Dodd-Frank requires OTC transactions to be traded on regulated exchanges, much like stocks, and to be cleared in clearinghouses to limit excessive speculation in markets. Currently, shareholders with as little as a $2,000 investment in a company can file shareholder resolutions; the bill would stipulate at least a 1% holding in the company.

The bill would also change many of Dodd-Frank’s restrictions on banking, including repealing Volcker Rule restrictions on certain speculative investments by banks, removing the Financial Stability Oversight Council’s authority to designate nonbank financial institutions and financial market utilities as “systemically important,” and converting the Consumer Financial Protection Bureau into a consumer law enforcement agency.

If approved by the Senate — which some Democratic House members said was far from likely — and signed into law by President Trump, the legislation would, among other things, alter the process by which stockholders introduce shareholder resolutions. That would potentially impact maneuvers like those used by ExxonMobil Corp. shareholders, who recently ignored the advice of the board of directors and voted for the oil and natural gas giant to assess and disclose how it is preparing for the transition to a low-carbon future.

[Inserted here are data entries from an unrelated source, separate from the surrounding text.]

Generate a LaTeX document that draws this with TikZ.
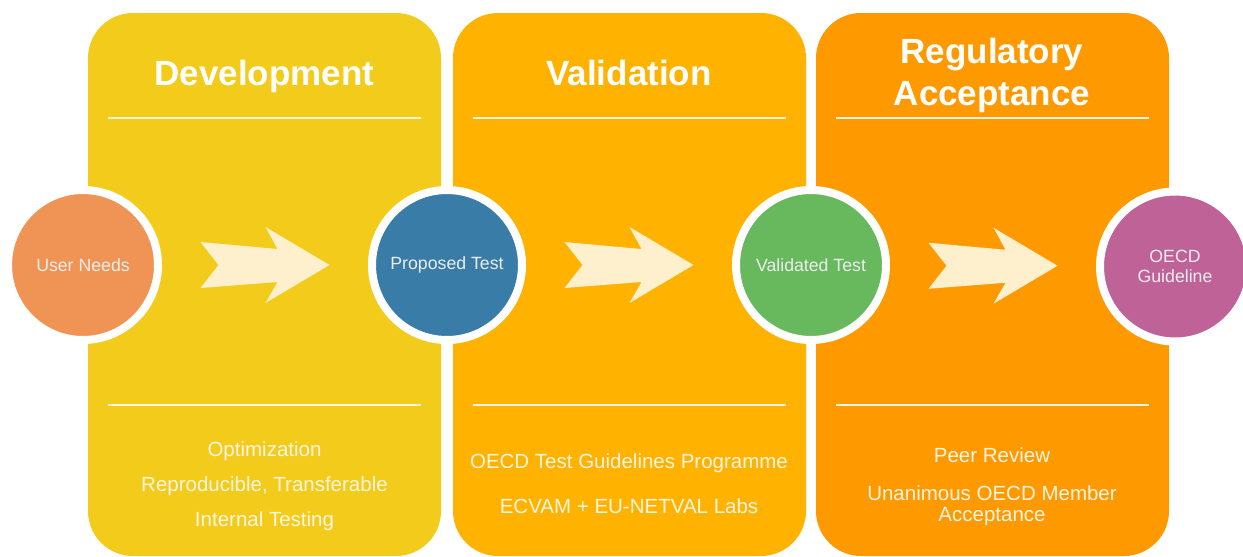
\documentclass[tikz,border=0pt]{standalone}
\usepackage{fontspec}
\setmainfont{Liberation Sans}
\usetikzlibrary{calc}
\definecolor{devel}{RGB}{243,203,27}
\definecolor{valid}{RGB}{255,178,0}
\definecolor{regul}{RGB}{255,153,0}
\definecolor{needsc}{RGB}{239,148,84}
\definecolor{proposedc}{RGB}{56,124,167}
\definecolor{validatedc}{RGB}{104,185,94}
\definecolor{guidelinec}{RGB}{191,98,152}
\definecolor{chevron}{RGB}{255,240,205}
\definecolor{softwhite}{RGB}{255,245,226}
\begin{document}
\begin{tikzpicture}[x=1pt, y=-1pt,
    panel/.style={fill=#1, rounded corners=45pt},
    stage/.style={circle, fill=#1, draw=white, line width=8pt, minimum size=150pt, inner sep=0pt,
        text=white!93!black, align=center, font=\fontsize{17.7}{20}\selectfont},
    title/.style={text=white, align=center, inner sep=0pt, font=\fontsize{35}{42}\selectfont\bfseries},
    notes/.style={text=softwhite, align=center, inner sep=0pt, anchor=north, font=\fontsize{20.5}{#1}\selectfont},
    rule/.style={draw=softwhite, line width=2pt}]
    \useasboundingbox (0,0) rectangle (1243,557);
    \foreach \c/\x in {devel/88, valid/453, regul/816} {
        \fill[panel=\c] (\x,13) rectangle ++(353,543);
        \draw[rule] (\x+20,118) -- ++(313,0);
        \draw[rule] (\x+20,405) -- ++(313,0);
    }
    \node[title, anchor=base] (devtitle) at (264.5,85) {Development};
    \node[title, anchor=base] (valtitle) at (629,85) {Validation};
    \node[title, anchor=north] (regtitle) at (992,38) {Regulatory\\Acceptance};
    \node[stage=needsc] (needs) at (83,265) {User Needs};
    \node[stage=proposedc] (proposed) at (447,265) {Proposed Test};
    \node[stage=validatedc] (validated) at (811,265) {Validated Test};
    \node[stage=guidelinec] (guideline) at (1175,266.5) {OECD\\Guideline};
    \foreach \a/\b in {needs/proposed, proposed/validated, validated/guideline}
        \fill[chevron, shift={($(\a)!0.5!(\b)$)}] (-64.5,-23) -- (12.5,-16) -- (0.5,-38) -- (64.5,0)
            -- (0.5,38) -- (12.5,17) -- (-64.5,23) -- (-46.5,0) -- cycle;
    \node[notes=35] (devnotes) at (264.5,441) {Optimization\\Reproducible, Transferable\\Internal Testing};
    \node[notes=45] (valnotes) at (629,453) {OECD Test Guidelines Programme\\ECVAM + EU-NETVAL Labs};
    \node[notes=21] (regnotes) at (992,447) {Peer Review\\[17pt]Unanimous OECD Member\\Acceptance};
\end{tikzpicture}
\end{document}
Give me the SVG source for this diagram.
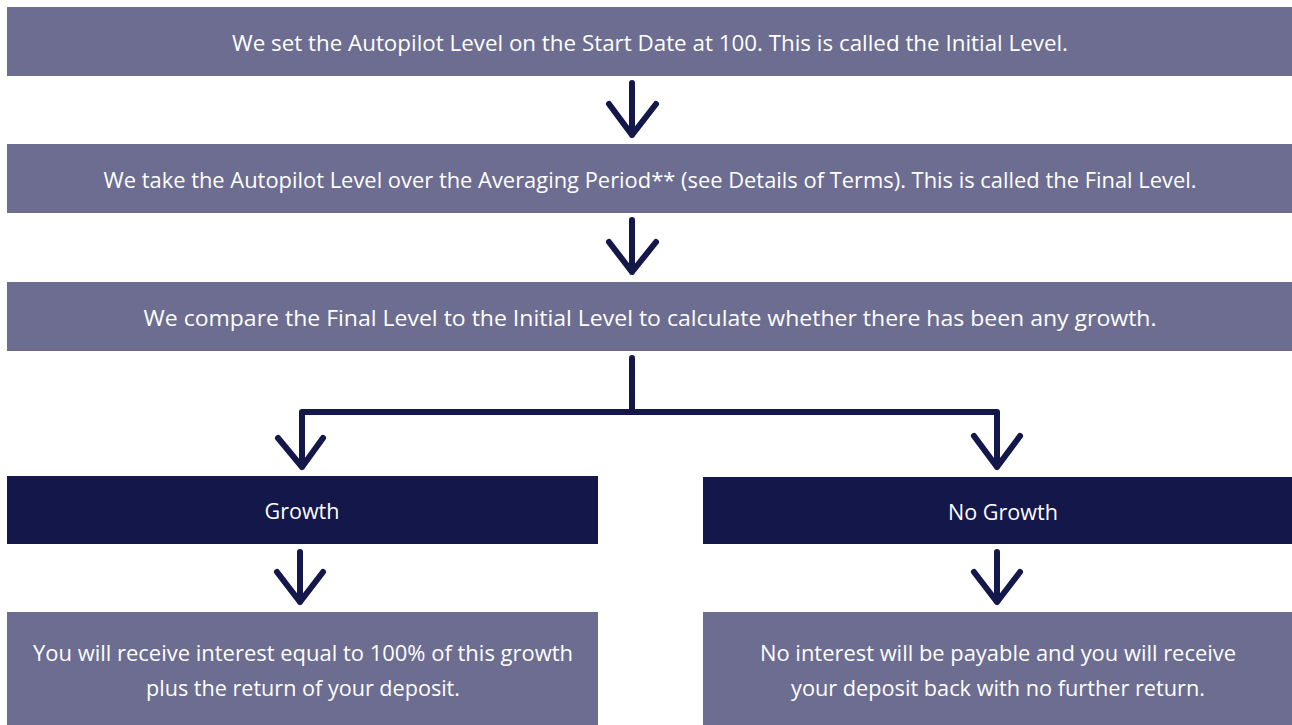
<svg xmlns="http://www.w3.org/2000/svg" width="1292" height="725" viewBox="0 0 1292 725">
<style>
.lt{fill:#6c6d91}
.dk{fill:#14174a}
.t{font-family:"Open Sans","Liberation Sans",sans-serif;font-size:21px;fill:#ffffff;text-anchor:middle;dominant-baseline:central}
.c{fill:none;stroke:#14174a;stroke-width:6;stroke-linecap:round;stroke-linejoin:round}
</style>
<rect width="1292" height="725" fill="#ffffff"/>
<g id="n1"><rect class="lt" x="7" y="7" width="1285" height="69"/><text class="t" x="650" y="43" textLength="836" lengthAdjust="spacingAndGlyphs">We set the Autopilot Level on the Start Date at 100. This is called the Initial Level.</text></g>
<g id="n2"><rect class="lt" x="7" y="144" width="1285" height="69"/><text class="t" x="650" y="180" textLength="1093" lengthAdjust="spacingAndGlyphs">We take the Autopilot Level over the Averaging Period** (see Details of Terms). This is called the Final Level.</text></g>
<g id="n3"><rect class="lt" x="7" y="282" width="1285" height="69"/><text class="t" x="650" y="318" textLength="1013" lengthAdjust="spacingAndGlyphs">We compare the Final Level to the Initial Level to calculate whether there has been any growth.</text></g>
<g id="n4"><rect class="dk" x="7" y="476" width="591" height="68"/><text class="t" x="302" y="511" textLength="75" lengthAdjust="spacingAndGlyphs">Growth</text></g>
<g id="n5"><rect class="dk" x="703" y="477" width="589" height="67"/><text class="t" x="1003" y="512" textLength="110" lengthAdjust="spacingAndGlyphs">No Growth</text></g>
<g id="n6"><rect class="lt" x="7" y="612" width="591" height="113"/><text class="t" x="303" y="653" textLength="540" lengthAdjust="spacingAndGlyphs">You will receive interest equal to 100% of this growth</text><text class="t" x="303" y="688" textLength="314" lengthAdjust="spacingAndGlyphs">plus the return of your deposit.</text></g>
<g id="n7"><rect class="lt" x="703" y="612" width="589" height="113"/><text class="t" x="998" y="653" textLength="476" lengthAdjust="spacingAndGlyphs">No interest will be payable and you will receive</text><text class="t" x="998" y="688" textLength="414" lengthAdjust="spacingAndGlyphs">your deposit back with no further return.</text></g>
<g id="connectors">
<path class="c" d="M632 83V135M609 104L632 135L656 104"/>
<path class="c" d="M632 220V272M609 242L632 272L656 242"/>
<path class="c" d="M632 358V412H302V467M278 438L302 467L323 438"/>
<path class="c" d="M632 412H997V467M974 436L997 467L1020 436"/>
<path class="c" d="M300 552V602M277 572L300 602L323 572"/>
<path class="c" d="M997 552V602M974 572L997 602L1020 572"/>
</g>
</svg>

Republicans who voted for the bill said it would open the door to more capital for small community banks. To Speaker of The House Paul Ryan (R-WI), it is “a jobs bill” that will “revitalize community banks on Main Street.”

“Under Dodd-Frank, we’re losing on average one community bank per day. So for people who come from areas like we do — small and medium-sized towns — small businesses, they don’t get their money from JPMorgan, they don’t go to Wall Street. They get their money, their credit, from community banks.”

Democrats had a different view, saying the bill would strip away regulations that put the country on a steady economic track following the meltdown of 2008

“With Dodd-Frank, Democrats enacted the strongest Wall Street consumer protections in history, critical reforms to protect hard-working Americans and to insist on accountability from Wall Street,” said House Minority Leader Nancy Pelosi (D-CA).

“The Consumer Financial Protection Bureau the law created has returned nearly $12 billion worth of compensation to 29 million wronged Americans, many of them seniors, many of them service members. But with this bill, the Republicans will undo these safeguards, eviscerate the Consumer [Financial Protection] Bureau, take our country back to the days of massive taxpayer bailouts. We cannot let that happen.”

HR 10 was introduced by Rep. Jeb Hensarling (R-TX), chairman of the House Financial Services Committee. Hensarling has said the bill would end Dodd-Frank’s “taxpayer-funded bailouts of large financial institutions; relieves banks that elect to be strongly capitalized from growth-strangling regulation that slows the economy and harms consumers; imposes tougher penalties on those who commit financial fraud; and demands greater accountability from Washington regulators.”

Total repeal or partial dismantling of Dodd-Frank has been a prominent goal of the Trump administration. In February, Trump signed a pair of executive orders designed to roll back two provisions of the Act, calling for revisions to major provisions and overhauling a rule requiring brokers to act in their client’s best interest, rather than seeking their own highest profits.